For general singular models, the trivial bound $\lambda \leq d_1/2$ (with $d_1$ the parameter dimension) is often not tight, and refinement via explicit local calculations at nonsingular points can yield sharper bounds (Kurumadani, 2024). For mixture models, such as the mixed binomial model, the RLCT at generic non-singular points is given by: $\lambda_0 = \frac{3H_0 + H - 2}{4},$ where $H_0$ is the number of true components.

5. Statistical and Computational Applications

The RLCT has immediate implications for Bayesian model selection, generalization bound estimations, and the design of learning algorithms. When RLCTs are known for candidate models, sBIC can be computed with $O_p(1)$ error. A variance-based single-temperature estimator of the RLCT based on thermodynamic integration allows for practical estimation, facilitating model scoring even in the absence of closed-form RLCTs (Imai, 2019).
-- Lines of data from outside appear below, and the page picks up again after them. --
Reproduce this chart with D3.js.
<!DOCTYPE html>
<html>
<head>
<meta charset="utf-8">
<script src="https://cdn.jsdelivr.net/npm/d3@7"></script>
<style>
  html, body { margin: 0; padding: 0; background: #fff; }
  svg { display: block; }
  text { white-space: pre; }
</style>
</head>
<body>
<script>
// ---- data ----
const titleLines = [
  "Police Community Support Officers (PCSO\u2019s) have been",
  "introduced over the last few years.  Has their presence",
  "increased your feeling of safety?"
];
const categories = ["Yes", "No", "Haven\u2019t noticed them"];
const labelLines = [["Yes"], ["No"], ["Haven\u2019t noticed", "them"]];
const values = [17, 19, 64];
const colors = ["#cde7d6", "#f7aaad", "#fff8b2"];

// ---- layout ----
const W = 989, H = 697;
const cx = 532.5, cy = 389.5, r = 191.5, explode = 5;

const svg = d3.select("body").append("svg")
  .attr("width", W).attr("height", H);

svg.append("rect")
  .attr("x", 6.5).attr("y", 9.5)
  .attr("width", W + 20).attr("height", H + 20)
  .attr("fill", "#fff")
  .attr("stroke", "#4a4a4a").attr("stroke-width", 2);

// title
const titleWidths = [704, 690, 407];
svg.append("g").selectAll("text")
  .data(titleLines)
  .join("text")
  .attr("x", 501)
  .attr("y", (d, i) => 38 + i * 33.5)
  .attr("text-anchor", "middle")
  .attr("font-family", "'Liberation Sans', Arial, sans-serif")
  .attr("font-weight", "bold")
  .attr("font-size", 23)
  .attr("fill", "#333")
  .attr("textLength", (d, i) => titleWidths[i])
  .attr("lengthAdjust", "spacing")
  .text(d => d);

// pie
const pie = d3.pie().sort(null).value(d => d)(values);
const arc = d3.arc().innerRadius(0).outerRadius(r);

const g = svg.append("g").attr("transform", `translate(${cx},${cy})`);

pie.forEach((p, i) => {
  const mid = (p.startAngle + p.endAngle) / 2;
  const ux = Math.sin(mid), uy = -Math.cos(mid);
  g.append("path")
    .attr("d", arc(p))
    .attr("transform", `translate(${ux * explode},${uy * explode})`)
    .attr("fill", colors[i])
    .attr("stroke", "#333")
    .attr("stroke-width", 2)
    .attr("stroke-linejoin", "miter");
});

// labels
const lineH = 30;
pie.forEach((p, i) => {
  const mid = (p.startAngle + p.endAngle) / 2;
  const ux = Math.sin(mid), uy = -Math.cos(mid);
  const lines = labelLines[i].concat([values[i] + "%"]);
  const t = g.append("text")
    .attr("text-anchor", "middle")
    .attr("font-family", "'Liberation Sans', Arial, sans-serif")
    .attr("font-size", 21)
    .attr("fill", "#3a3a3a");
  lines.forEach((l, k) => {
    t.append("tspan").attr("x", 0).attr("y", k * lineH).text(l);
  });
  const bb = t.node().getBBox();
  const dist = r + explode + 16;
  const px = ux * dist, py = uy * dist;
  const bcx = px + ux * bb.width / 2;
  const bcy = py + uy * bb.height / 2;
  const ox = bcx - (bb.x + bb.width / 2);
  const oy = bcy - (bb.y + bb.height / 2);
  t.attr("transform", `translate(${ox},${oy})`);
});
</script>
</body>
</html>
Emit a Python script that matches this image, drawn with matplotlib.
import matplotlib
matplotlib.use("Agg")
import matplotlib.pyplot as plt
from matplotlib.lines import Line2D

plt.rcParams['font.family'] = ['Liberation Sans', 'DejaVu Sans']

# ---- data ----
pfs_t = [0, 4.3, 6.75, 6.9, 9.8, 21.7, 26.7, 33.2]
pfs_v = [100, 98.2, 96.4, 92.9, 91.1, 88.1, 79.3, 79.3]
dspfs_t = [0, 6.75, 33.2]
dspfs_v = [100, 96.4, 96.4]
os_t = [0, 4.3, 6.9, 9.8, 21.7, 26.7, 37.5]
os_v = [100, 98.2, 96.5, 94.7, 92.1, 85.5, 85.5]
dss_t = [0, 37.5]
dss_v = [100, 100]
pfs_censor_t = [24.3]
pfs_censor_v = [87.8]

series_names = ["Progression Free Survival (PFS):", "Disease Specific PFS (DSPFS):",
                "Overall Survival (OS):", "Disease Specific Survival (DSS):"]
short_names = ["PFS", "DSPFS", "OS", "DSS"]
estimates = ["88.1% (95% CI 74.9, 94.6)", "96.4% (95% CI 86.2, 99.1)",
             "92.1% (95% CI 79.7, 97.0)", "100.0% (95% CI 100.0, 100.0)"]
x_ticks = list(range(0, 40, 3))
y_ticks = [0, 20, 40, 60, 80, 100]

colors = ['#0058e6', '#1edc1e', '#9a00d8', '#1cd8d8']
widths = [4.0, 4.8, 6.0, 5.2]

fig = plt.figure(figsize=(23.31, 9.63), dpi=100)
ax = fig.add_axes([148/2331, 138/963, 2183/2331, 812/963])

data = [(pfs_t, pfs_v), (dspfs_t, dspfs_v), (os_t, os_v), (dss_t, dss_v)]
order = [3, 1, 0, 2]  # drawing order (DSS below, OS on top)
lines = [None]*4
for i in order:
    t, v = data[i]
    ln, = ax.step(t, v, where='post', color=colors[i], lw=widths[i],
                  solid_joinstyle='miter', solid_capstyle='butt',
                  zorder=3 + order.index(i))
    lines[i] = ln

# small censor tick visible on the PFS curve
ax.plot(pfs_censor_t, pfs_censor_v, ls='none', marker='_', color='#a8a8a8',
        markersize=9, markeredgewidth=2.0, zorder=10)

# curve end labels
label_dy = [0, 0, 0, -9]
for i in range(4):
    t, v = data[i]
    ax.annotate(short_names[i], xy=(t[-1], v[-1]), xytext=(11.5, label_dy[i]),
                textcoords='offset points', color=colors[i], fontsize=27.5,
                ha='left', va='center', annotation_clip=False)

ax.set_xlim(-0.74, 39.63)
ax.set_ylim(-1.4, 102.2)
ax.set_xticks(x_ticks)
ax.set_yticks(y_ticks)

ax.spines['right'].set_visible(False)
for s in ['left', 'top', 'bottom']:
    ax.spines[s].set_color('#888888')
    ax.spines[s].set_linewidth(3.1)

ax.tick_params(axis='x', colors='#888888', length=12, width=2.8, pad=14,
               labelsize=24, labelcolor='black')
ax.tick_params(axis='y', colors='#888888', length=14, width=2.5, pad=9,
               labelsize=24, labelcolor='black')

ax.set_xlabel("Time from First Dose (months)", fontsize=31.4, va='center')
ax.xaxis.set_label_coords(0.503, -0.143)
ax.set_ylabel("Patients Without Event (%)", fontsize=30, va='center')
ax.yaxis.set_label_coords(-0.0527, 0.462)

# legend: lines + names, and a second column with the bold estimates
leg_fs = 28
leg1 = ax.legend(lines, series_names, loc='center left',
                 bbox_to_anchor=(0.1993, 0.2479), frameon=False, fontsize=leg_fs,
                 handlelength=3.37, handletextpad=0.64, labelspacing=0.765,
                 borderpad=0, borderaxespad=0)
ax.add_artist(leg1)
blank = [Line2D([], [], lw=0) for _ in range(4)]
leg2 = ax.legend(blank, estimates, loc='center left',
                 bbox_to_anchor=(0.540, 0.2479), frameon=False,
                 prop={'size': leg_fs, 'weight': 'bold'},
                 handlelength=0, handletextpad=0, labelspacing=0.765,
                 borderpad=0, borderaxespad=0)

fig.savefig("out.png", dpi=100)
This estimator is consistent and achieves asymptotic normality, with its implementation requiring only parallel simulations and modest MCMC diagnostics.

In high-dimensional analysis, RLCT and multiplicity govern not only statistical rates but also volume growth of sublevel sets $\{|f|\leq \varepsilon\}$ , with asymptotics $\varepsilon^{\lambda_R} (\log\varepsilon)^{m_R-1}$ (Kosta et al., 2024). Algebraic geometry further connects the RLCT to birational invariants, singularity classification, and the minimal model program.

6. Limitations and Current Research Directions

While RLCTs admit effective computation for large classes of models—binomials, monomials, hyperplane arrangements, certain polynomial classes, and resolved plane curves—general explicit calculation remains elusive for models with more intricate singularity structure, especially at singular points of the realization set $\Theta_*$ . Methods relying on blow-up algorithms and piecewise linear analysis can be infeasible in high dimensions or for functions not amenable to decomposition (Hirose, 2023, Kurumadani, 2024). The extension of RLCT calculation to singular points in parameter space and the determination of multiplicities for arbitrary models remain open problems. Further research is directed at enhancing computational algorithms, refining upper bounds, and developing new invariants that capture the geometry of more general singular statistical models.

7. Illustrative Examples

Examples concretizing RLCT computation include:

Hyperplane arrangements: For three lines in $\mathbb{R}^2$ with exponents $s_i=1$ , $\lambda_R=2/3$ , $m_R=1$ (Kosta et al., 2024).
Plane curve cusp: $f(x,y)=y^2-x^3$ yields RLCT $5/6$ (Galindo et al., 2012).
Mixed binomial model: For $H$ components with $H_0$ true, RLCT at a generic point is $\lambda_0=(3H_0+H-2)/4$ (Kurumadani, 2024).
Tensor decomposition: With true rank $H_0$ , the RLCT is upper-bounded by a function of $H_0$ , $I,J,K$ entries as above (Yoshida et al., 2023).

These concrete instances demonstrate both the diversity of models where RLCT is tractable and the centrality of combinatorial-geometric resolution techniques in its determination.